**STATED GOAL**
Leave out the pictures and copy everything else below exactly.

START

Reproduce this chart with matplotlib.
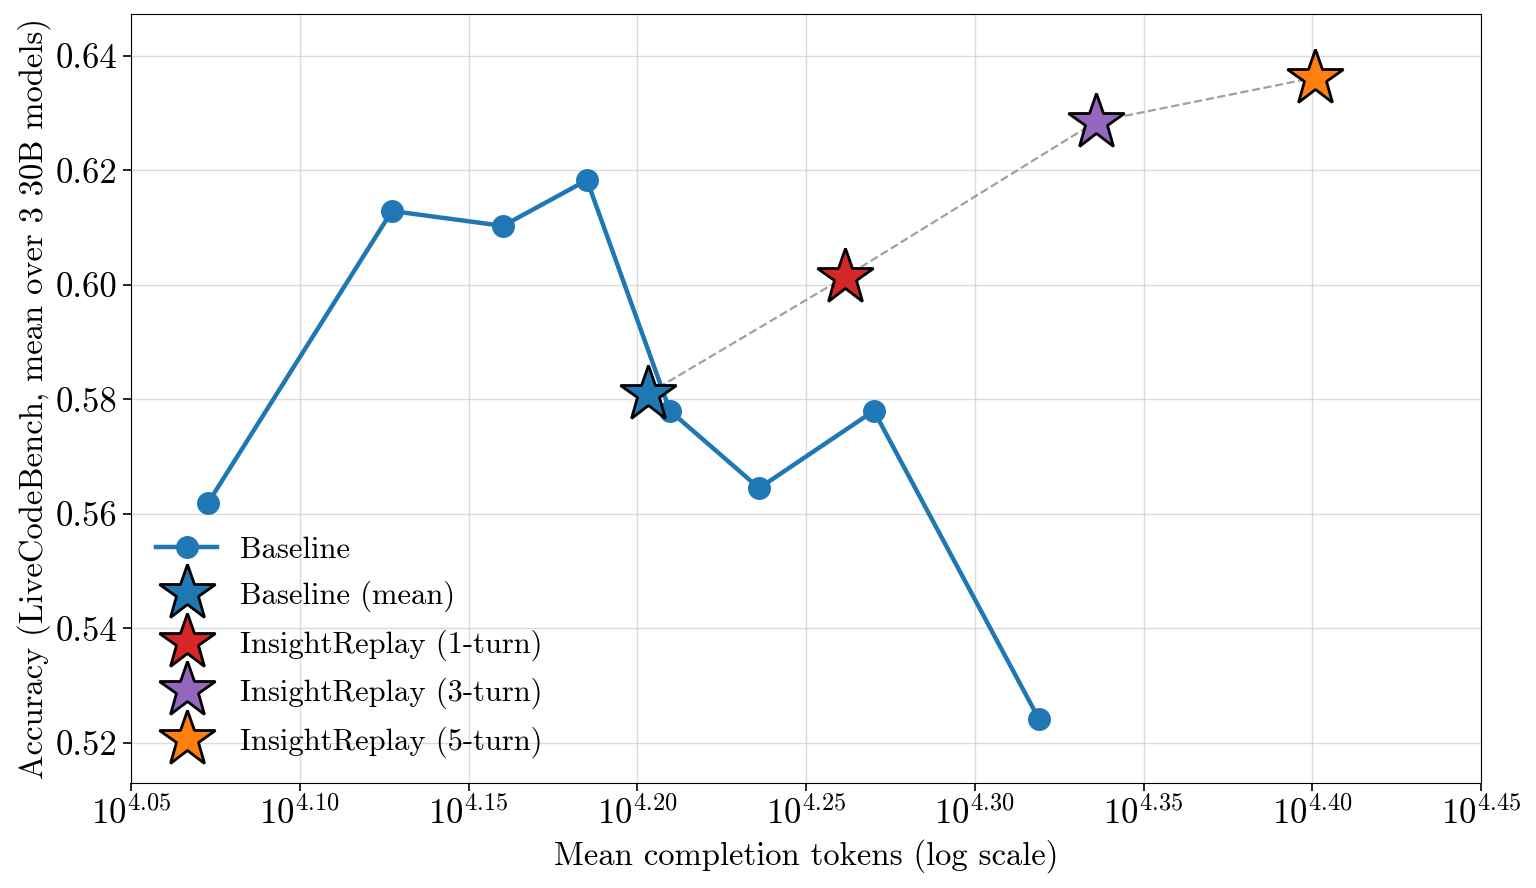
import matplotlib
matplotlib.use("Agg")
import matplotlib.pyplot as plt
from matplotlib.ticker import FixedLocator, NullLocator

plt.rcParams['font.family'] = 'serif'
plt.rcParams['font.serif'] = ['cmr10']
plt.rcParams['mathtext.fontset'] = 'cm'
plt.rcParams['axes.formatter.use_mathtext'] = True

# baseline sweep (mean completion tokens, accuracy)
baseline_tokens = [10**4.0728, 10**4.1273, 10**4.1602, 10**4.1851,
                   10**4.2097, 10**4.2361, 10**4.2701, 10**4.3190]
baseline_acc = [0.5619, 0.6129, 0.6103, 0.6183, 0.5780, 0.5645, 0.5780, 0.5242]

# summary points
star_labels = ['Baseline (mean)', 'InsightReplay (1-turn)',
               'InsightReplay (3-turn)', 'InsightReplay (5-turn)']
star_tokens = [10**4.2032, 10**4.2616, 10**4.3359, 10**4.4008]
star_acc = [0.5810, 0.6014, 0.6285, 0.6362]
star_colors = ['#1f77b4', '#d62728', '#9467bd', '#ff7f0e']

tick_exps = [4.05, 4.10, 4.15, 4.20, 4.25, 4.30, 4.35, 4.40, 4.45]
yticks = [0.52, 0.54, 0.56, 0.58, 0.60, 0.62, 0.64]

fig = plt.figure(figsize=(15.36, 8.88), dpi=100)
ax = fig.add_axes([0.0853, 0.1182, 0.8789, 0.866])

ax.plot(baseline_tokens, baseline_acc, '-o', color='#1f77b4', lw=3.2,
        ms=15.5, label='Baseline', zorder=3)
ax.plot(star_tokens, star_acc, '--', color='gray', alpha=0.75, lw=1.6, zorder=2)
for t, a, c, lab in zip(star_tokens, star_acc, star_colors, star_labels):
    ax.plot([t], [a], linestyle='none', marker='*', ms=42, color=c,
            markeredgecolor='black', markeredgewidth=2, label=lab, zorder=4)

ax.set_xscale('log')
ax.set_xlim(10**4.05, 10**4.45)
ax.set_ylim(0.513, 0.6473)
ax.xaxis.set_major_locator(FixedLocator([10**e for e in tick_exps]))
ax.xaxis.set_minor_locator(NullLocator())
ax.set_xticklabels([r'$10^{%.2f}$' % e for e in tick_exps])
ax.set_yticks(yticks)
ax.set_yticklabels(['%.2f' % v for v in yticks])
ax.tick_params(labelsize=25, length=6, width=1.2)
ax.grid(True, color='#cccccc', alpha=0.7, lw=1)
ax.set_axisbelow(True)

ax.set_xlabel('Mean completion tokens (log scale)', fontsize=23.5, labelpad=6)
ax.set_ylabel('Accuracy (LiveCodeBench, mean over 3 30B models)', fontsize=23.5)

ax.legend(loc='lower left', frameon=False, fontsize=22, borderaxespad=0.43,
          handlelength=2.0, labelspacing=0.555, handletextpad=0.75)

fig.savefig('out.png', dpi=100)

END

**EXERCISE OUTPUT**
Reproduce this chart with matplotlib.
import matplotlib
matplotlib.use("Agg")
import matplotlib.pyplot as plt
from matplotlib.ticker import FixedLocator, NullLocator

plt.rcParams['font.family'] = 'serif'
plt.rcParams['font.serif'] = ['cmr10']
plt.rcParams['mathtext.fontset'] = 'cm'
plt.rcParams['axes.formatter.use_mathtext'] = True

# baseline sweep (mean completion tokens, accuracy)
baseline_tokens = [10**4.0728, 10**4.1273, 10**4.1602, 10**4.1851,
                   10**4.2097, 10**4.2361, 10**4.2701, 10**4.3190]
baseline_acc = [0.5619, 0.6129, 0.6103, 0.6183, 0.5780, 0.5645, 0.5780, 0.5242]

# summary points
star_labels = ['Baseline (mean)', 'InsightReplay (1-turn)',
               'InsightReplay (3-turn)', 'InsightReplay (5-turn)']
star_tokens = [10**4.2032, 10**4.2616, 10**4.3359, 10**4.4008]
star_acc = [0.5810, 0.6014, 0.6285, 0.6362]
star_colors = ['#1f77b4', '#d62728', '#9467bd', '#ff7f0e']

tick_exps = [4.05, 4.10, 4.15, 4.20, 4.25, 4.30, 4.35, 4.40, 4.45]
yticks = [0.52, 0.54, 0.56, 0.58, 0.60, 0.62, 0.64]

fig = plt.figure(figsize=(15.36, 8.88), dpi=100)
ax = fig.add_axes([0.0853, 0.1182, 0.8789, 0.866])

ax.plot(baseline_tokens, baseline_acc, '-o', color='#1f77b4', lw=3.2,
        ms=15.5, label='Baseline', zorder=3)
ax.plot(star_tokens, star_acc, '--', color='gray', alpha=0.75, lw=1.6, zorder=2)
for t, a, c, lab in zip(star_tokens, star_acc, star_colors, star_labels):
    ax.plot([t], [a], linestyle='none', marker='*', ms=42, color=c,
            markeredgecolor='black', markeredgewidth=2, label=lab, zorder=4)

ax.set_xscale('log')
ax.set_xlim(10**4.05, 10**4.45)
ax.set_ylim(0.513, 0.6473)
ax.xaxis.set_major_locator(FixedLocator([10**e for e in tick_exps]))
ax.xaxis.set_minor_locator(NullLocator())
ax.set_xticklabels([r'$10^{%.2f}$' % e for e in tick_exps])
ax.set_yticks(yticks)
ax.set_yticklabels(['%.2f' % v for v in yticks])
ax.tick_params(labelsize=25, length=6, width=1.2)
ax.grid(True, color='#cccccc', alpha=0.7, lw=1)
ax.set_axisbelow(True)

ax.set_xlabel('Mean completion tokens (log scale)', fontsize=23.5, labelpad=6)
ax.set_ylabel('Accuracy (LiveCodeBench, mean over 3 30B models)', fontsize=23.5)

ax.legend(loc='lower left', frameon=False, fontsize=22, borderaxespad=0.43,
          handlelength=2.0, labelspacing=0.555, handletextpad=0.75)

fig.savefig('out.png', dpi=100)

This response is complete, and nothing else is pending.